Atlanta did nothing against Jonathan Sanchez, managing only two hits in 7 1-3 innings and trailing 1-0. But when pinch-hitter Eric Hinske lined a two-run homer off Sergio Romo in the eighth, the Braves suddenly had the lead.

Unfortunately for Atlanta, there was no Billy Wagner to close it out. He was removed from the roster before the game with a pulled muscle on his left side.

Rookie reliever Craig Kimbrel was within one out of a save before the Giants rallied. Aubrey Huff tied it with a run-scoring single off Mike Dunn. Then, Posey hit a grounder to just the right man.

“I’ve never experienced that range of emotions on a baseball field,” Atlanta outfielder Matt Diaz said.

The wild finish overshadowed Sanchez’s brilliant performance — he didn’t allow a hit until the sixth — and Hinske’s dramatic homer, which carried the Braves to within one strike of having a chance to close out the series at Turner Field.

The gaffes by Conrad cost them.

He was one of the last guys to make the Braves roster out of spring training and spent his first full year in the majors. Conrad was primarily a backup, though he did provide one of the season’s most dramatic moments with a pinch-hit grand slam that capped a seven-run ninth inning and a 10-9 victory over Cincinnati in May.

Then Jones hurt his knee, and an injury finished off Prado for the season, too. Down the stretch, the Braves were forced to go with Conrad at third base.

His defense was so shaky that Cox swapped him with Omar Infante before the crucial last game of the regular season with the Braves trying to wrap up the wild card, moving Conrad to second because he was having trouble making accurate throws from third.

His arm wasn’t the problem in Game 3.

Freddy Sanchez provided a key hit for the Giants, smacking a two-strike single to center to keep them alive in the ninth. Kimbrel was replaced by Dunn, another rookie, who threw a slider that Huff yanked into right field to bring home Travis Ishikawa.

Peter Moylan took over for Dunn and got what he’s known for: a ground ball from Posey. It went right through Conrad.
Sanchez and Atlanta starter Tim Hudson had quite a pitchers’ duel. The lone run off Hudson came after Mike Fontenot led off the second with a triple to right. Jason Heyward raced back to the wall and had the ball in his glove, but it popped out when he slammed hard into the padding.

Cody Ross followed with a popup into short right.
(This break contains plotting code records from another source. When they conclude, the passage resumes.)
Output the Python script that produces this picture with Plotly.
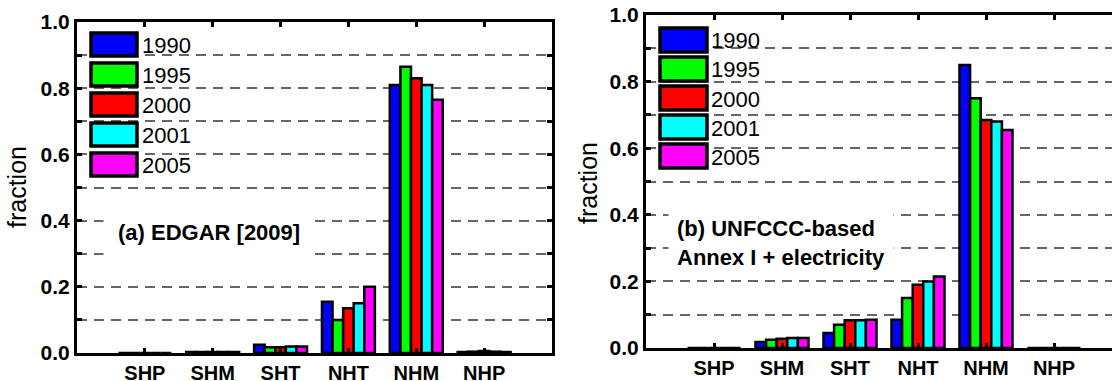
import plotly.graph_objects as go

W, H = 1112, 381

regions = ["SHP", "SHM", "SHT", "NHT", "NHM", "NHP"]
years = ["1990", "1995", "2000", "2001", "2005"]
colors = ["#0000FF", "#00FF00", "#FF0000", "#00FFFF", "#FF00FF"]

# (a) EDGAR [2009]  -- one list per year, values per region
edgar_1990 = [0.0, 0.003, 0.025, 0.155, 0.810, 0.003]
edgar_1995 = [0.0, 0.003, 0.017, 0.100, 0.865, 0.004]
edgar_2000 = [0.0, 0.003, 0.017, 0.135, 0.830, 0.006]
edgar_2001 = [0.0, 0.003, 0.020, 0.150, 0.810, 0.004]
edgar_2005 = [0.0, 0.003, 0.020, 0.200, 0.765, 0.003]

# (b) UNFCCC-based Annex I + electricity
unf_1990 = [0.0, 0.018, 0.045, 0.085, 0.850, 0.0]
unf_1995 = [0.0, 0.025, 0.070, 0.150, 0.750, 0.0]
unf_2000 = [0.0, 0.028, 0.083, 0.190, 0.685, 0.0]
unf_2001 = [0.0, 0.030, 0.083, 0.200, 0.680, 0.0]
unf_2005 = [0.0, 0.030, 0.085, 0.215, 0.655, 0.0]

edgar = [edgar_1990, edgar_1995, edgar_2000, edgar_2001, edgar_2005]
unf = [unf_1990, unf_1995, unf_2000, unf_2001, unf_2005]

ytick_vals = [0.0, 0.1, 0.2, 0.3, 0.4, 0.5, 0.6, 0.7, 0.8, 0.9, 1.0]
ytick_text = ["0.0", "", "0.2", "", "0.4", "", "0.6", "", "0.8", "", "1.0"]

xpos = list(range(1, len(regions) + 1))
FONT = "Liberation Sans, Arial"


def px_x(p):
    return p / W


def px_y(p):
    return 1 - p / H


fig = go.Figure()
for i, yr in enumerate(years):
    fig.add_trace(go.Bar(x=xpos, y=edgar[i], name=yr, marker_color=colors[i],
                         marker_line_color="black", marker_line_width=2.5,
                         xaxis="x", yaxis="y", offsetgroup=str(i), showlegend=False))
    fig.add_trace(go.Bar(x=xpos, y=unf[i], name=yr, marker_color=colors[i],
                         marker_line_color="black", marker_line_width=2.5,
                         xaxis="x2", yaxis="y2", offsetgroup=str(i), showlegend=False))

common_x = dict(tickmode="array", tickvals=xpos, ticktext=regions, ticks="inside",
                ticklen=5, tickwidth=3, tickcolor="black", showline=True,
                linecolor="black", linewidth=3, mirror="ticks", showgrid=False,
                zeroline=False, automargin=False, ticklabelstandoff=0,
                tickfont=dict(family=FONT, size=20, color="black", weight="bold"))
common_y = dict(range=[0, 1], tickmode="array", tickvals=ytick_vals, ticktext=ytick_text,
                ticks="inside", ticklen=5, tickwidth=2.5, tickcolor="black",
                showline=True, linecolor="black", linewidth=3, showgrid=True,
                gridcolor="#666666", gridwidth=1.5, griddash="10px,7px", zeroline=False,
                automargin=False, ticklabelstandoff=0,
                tickfont=dict(family=FONT, size=21, color="black", weight="bold"))

fig.update_layout(
    width=W, height=H, margin=dict(l=0, r=0, t=0, b=0, autoexpand=False),
    paper_bgcolor="white", plot_bgcolor="white",
    barmode="group", bargap=0.22, bargroupgap=0.0, showlegend=False,
    xaxis=dict(domain=[px_x(77), px_x(552)], range=[0, 7], anchor="y", **common_x),
    yaxis=dict(domain=[px_y(353), px_y(22)], anchor="x", mirror="ticks", **common_y),
    xaxis2=dict(domain=[px_x(646), 1.0], range=[0, (W - 646) / 68.0], anchor="y2",
                **common_x),
    yaxis2=dict(domain=[px_y(348), px_y(15)], anchor="x2", mirror=False, **common_y),
)

# Panel titles
fig.add_annotation(text="<b>(a) EDGAR [2009]</b>", x=px_x(209), y=px_y(233),
                   xref="paper", yref="paper", xanchor="center", yanchor="middle",
                   showarrow=False,
                   font=dict(family=FONT, size=22, color="black"),
                   bgcolor="white", borderpad=14)
fig.add_annotation(text="<b>(b) UNFCCC-based<br>Annex I + electricity</b>",
                   x=px_x(668), y=px_y(243), xref="paper", yref="paper",
                   xanchor="left", yanchor="middle", align="left", showarrow=False,
                   font=dict(family=FONT, size=22, color="black"),
                   bgcolor="white", borderpad=8)

# y-axis titles
for xp, yp in [(17, 187), (588, 183)]:
    fig.add_annotation(text="fraction", x=px_x(xp), y=px_y(yp), xref="paper",
                       yref="paper", xanchor="center", yanchor="middle",
                       showarrow=False, textangle=-90,
                       font=dict(family=FONT, size=25, color="black"))

# Legends (drawn as boxes + labels)
legends = [dict(x0=91, x1=137, top=33, h=23, pitch=30, tx=140),
           dict(x0=660, x1=707, top=28, h=24, pitch=29, tx=709)]
for lg in legends:
    for i, yr in enumerate(years):
        t = lg["top"] + i * lg["pitch"]
        fig.add_shape(type="rect", xref="paper", yref="paper",
                      x0=px_x(lg["x0"]), x1=px_x(lg["x1"]),
                      y0=px_y(t + lg["h"]), y1=px_y(t),
                      fillcolor=colors[i], line=dict(color="black", width=3.5),
                      layer="above")
        fig.add_annotation(text=yr, x=px_x(lg["tx"]), y=px_y(t + lg["h"] / 2 + 1),
                           xref="paper", yref="paper", xanchor="left",
                           yanchor="middle", showarrow=False,
                           font=dict(family=FONT, size=22, color="black"))

fig.write_html("out.html",
               config={"displayModeBar": False},
               post_script="document.body.style.margin='0';"
                           "document.body.style.overflow='hidden';")
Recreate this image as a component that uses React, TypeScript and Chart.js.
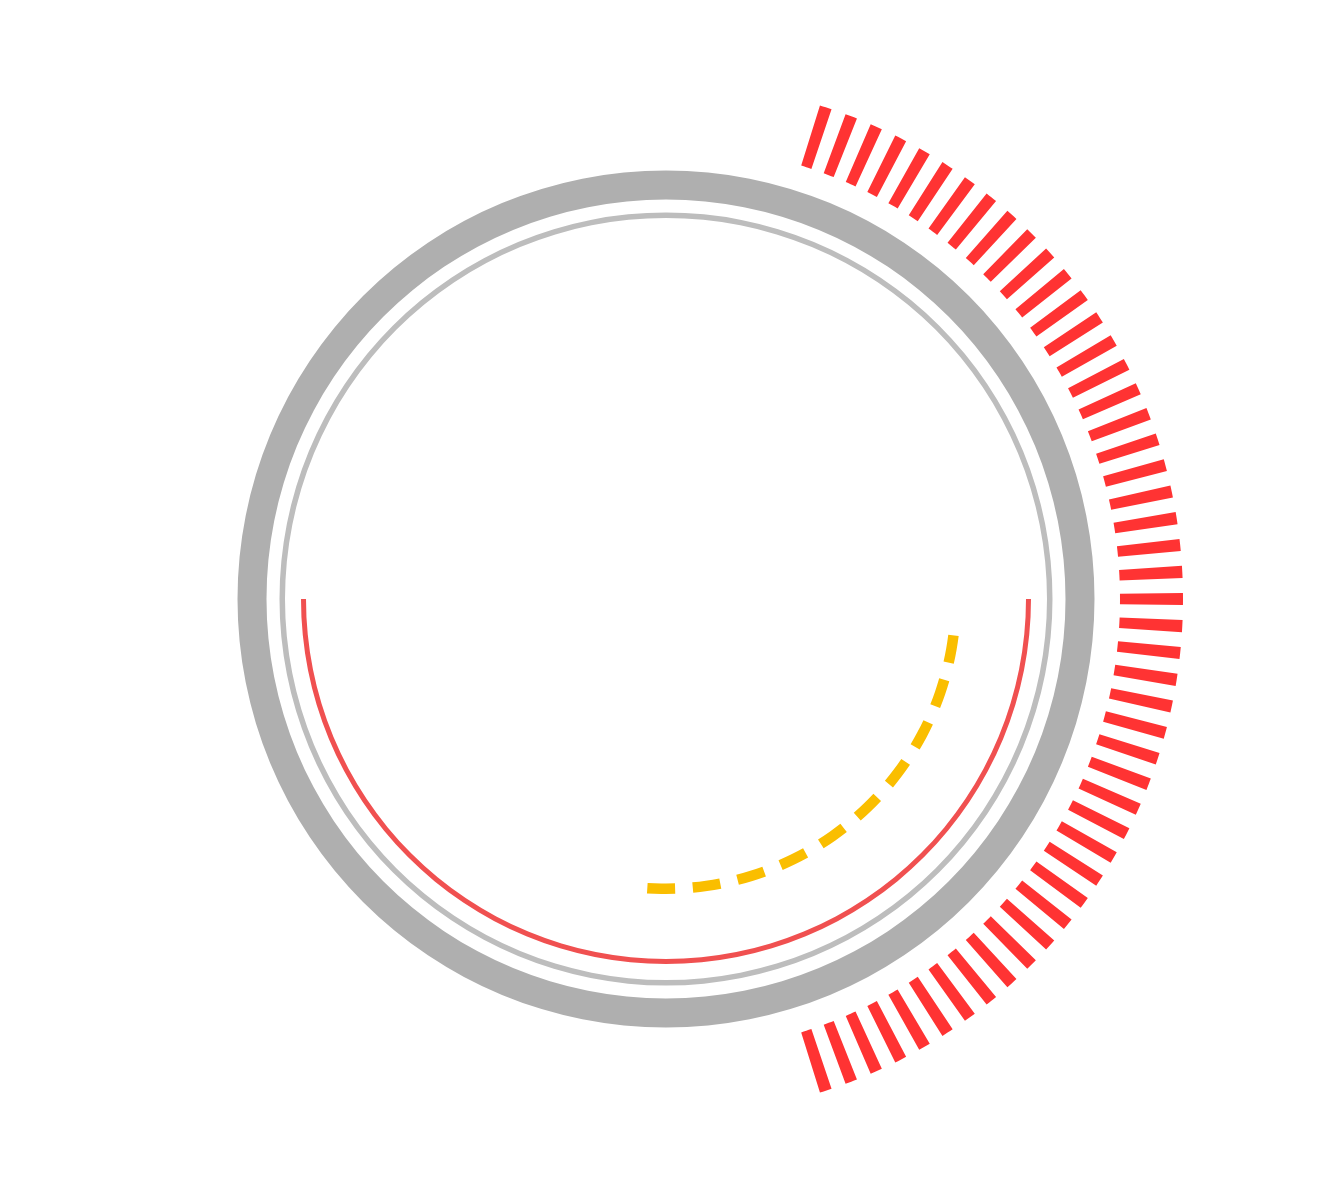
import { useEffect, useRef } from "react";
import Chart from "chart.js/auto";

// angles below are screen degrees, clockwise from 3 o'clock
const tickFirstDeg = -72;
const tickLastDeg = 72;
const tickStepDeg = 3;
const tickWidthDeg = 1.35;

const redArcFromDeg = 0;
const redArcToDeg = 180;

const yellowFromDeg = 7.2;
const yellowDashDeg = 5.5;
const yellowGapDeg = 3.5;
const yellowDashCount = 10;

// ring radii in px (outer edge, inner edge)
const ringNames = ["ticks", "gap1", "outerGray", "gap2", "thinGray", "gap3", "redArc", "gap4", "yellow"];
const ringOuter = [517, 454, 428.5, 399.5, 386.5, 381, 365, 360, 295];
const ringInner = [454, 428.5, 399.5, 386.5, 381, 365, 360, 295, 284.5];

const CLEAR = "rgba(0,0,0,0)";

const toChartRot = (screenDeg: number) => screenDeg + 90;

const App = () => {
  const chartRef = useRef<HTMLCanvasElement | null>(null);

  useEffect(() => {
    if (!chartRef.current) return;
    const ctx = chartRef.current.getContext("2d");
    if (!ctx) return;

    // tick ring: alternating red slivers and clear gaps
    const tickCount = Math.round((tickLastDeg - tickFirstDeg) / tickStepDeg) + 1;
    const tickData: number[] = [];
    const tickColors: string[] = [];
    for (let i = 0; i < tickCount; i++) {
      tickData.push(tickWidthDeg);
      tickColors.push("#ff3333");
      if (i < tickCount - 1) {
        tickData.push(tickStepDeg - tickWidthDeg);
        tickColors.push(CLEAR);
      }
    }
    const tickUsed = tickData.reduce((a, b) => a + b, 0);
    tickData.push(360 - tickUsed);
    tickColors.push(CLEAR);

    // yellow dashed arc
    const yData: number[] = [];
    const yColors: string[] = [];
    for (let i = 0; i < yellowDashCount; i++) {
      yData.push(yellowDashDeg);
      yColors.push("#fabe00");
      if (i < yellowDashCount - 1) {
        yData.push(yellowGapDeg);
        yColors.push(CLEAR);
      }
    }
    const yUsed = yData.reduce((a, b) => a + b, 0);
    yData.push(360 - yUsed);
    yColors.push(CLEAR);

    const redSpan = redArcToDeg - redArcFromDeg;

    const ringData: Record<string, { data: number[]; colors: string[]; rotation: number }> = {
      ticks: { data: tickData, colors: tickColors, rotation: toChartRot(tickFirstDeg - tickWidthDeg / 2) },
      gap1: { data: [1], colors: [CLEAR], rotation: 0 },
      outerGray: { data: [1], colors: ["#afafaf"], rotation: 0 },
      gap2: { data: [1], colors: [CLEAR], rotation: 0 },
      thinGray: { data: [1], colors: ["#bdbdbd"], rotation: 0 },
      gap3: { data: [1], colors: [CLEAR], rotation: 0 },
      redArc: { data: [redSpan, 360 - redSpan], colors: ["#f05050", CLEAR], rotation: toChartRot(redArcFromDeg) },
      gap4: { data: [1], colors: [CLEAR], rotation: 0 },
      yellow: { data: yData, colors: yColors, rotation: toChartRot(yellowFromDeg) },
    };

    const outerR = ringOuter[0];
    const innerR = ringInner[ringInner.length - 1];

    const chartInstance = new Chart(ctx, {
      type: "doughnut",
      data: {
        labels: [],
        datasets: ringNames.map((name, i) => ({
          label: name,
          data: ringData[name].data,
          backgroundColor: ringData[name].colors,
          borderWidth: 0,
          weight: ringOuter[i] - ringInner[i],
          rotation: ringData[name].rotation,
          circumference: 360,
        })),
      },
      options: {
        animation: false,
        responsive: true,
        maintainAspectRatio: false,
        events: [],
        radius: outerR,
        cutout: `${(innerR / outerR) * 100}%`,
        layout: { padding: 0 },
        elements: { arc: { borderWidth: 0 } },
        plugins: {
          legend: { display: false },
          tooltip: { enabled: false },
        },
      } as any,
    });

    return () => {
      chartInstance.destroy();
    };
  }, []);

  return (
    <div style={{ width: 1316, height: 1182, position: "relative" }}>
      <canvas ref={chartRef}></canvas>
    </div>
  );
};

export default App;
Heyward might have made an attempt on it, but he got a late break and wasn’t charging that hard, perhaps still a bit groggy from his collision with the wall. But Conrad, looking back into the setting sun and running hard, got there in time to make the catch — only to have the ball pop out of his glove.
Fontenot, who wasn’t tagging, raced in with the first run while Conrad fumbled for the ball.

Sanchez was nearly as dominant as Tim Lincecum in a two-hit, 14-strikeout performance that carried San Francisco to a 1-0 victory in the series opener. The left-hander baffled the Braves with a slider, striking out 14 and holding them hitless until Hudson, of all people, singled to right in the sixth.

Nothing came of that.

Then, after Alex Gonzalez started the eighth with a single and Conrad — in yet another blunder — popped up a bunt, Hinske connected.

It was in the eighth when Giants manager Bruce Bochy appeared to make another ill-fated call to a bullpen that coughed up a 4-1 lead in Game 2 at San Francisco. The Braves rallied to tie that one, then won it 5-4 on Rick Ankiel’s 11th-inning homer into McCovey Cove.

This time, it was Hinske who delivered. He fought back from an 0-2 count before hitting a line drive into the right-field corner that sent the standing-room crowd of 53,284 into a frenzy.

The next inning, there was nothing but stunned silence except for those who mustered the energy to boo Conrad.
Cox is known for defending his players more than perhaps any other manager, but even he might be forced to make a change at second base. The only other middle infielder on the roster is little-used rookie Diory Hernandez.

“I’ll have to sleep on it,” was all Cox would say when asked if Conrad would stay in the lineup.

Bochy made no apologies for the way his team pulled it out.

“To come back like that after a two-run homer in the bottom of the eighth, I mean, that can take the wind out of your sails,” he said. “And these guys came right back and found a way to get it done. That is a great win.”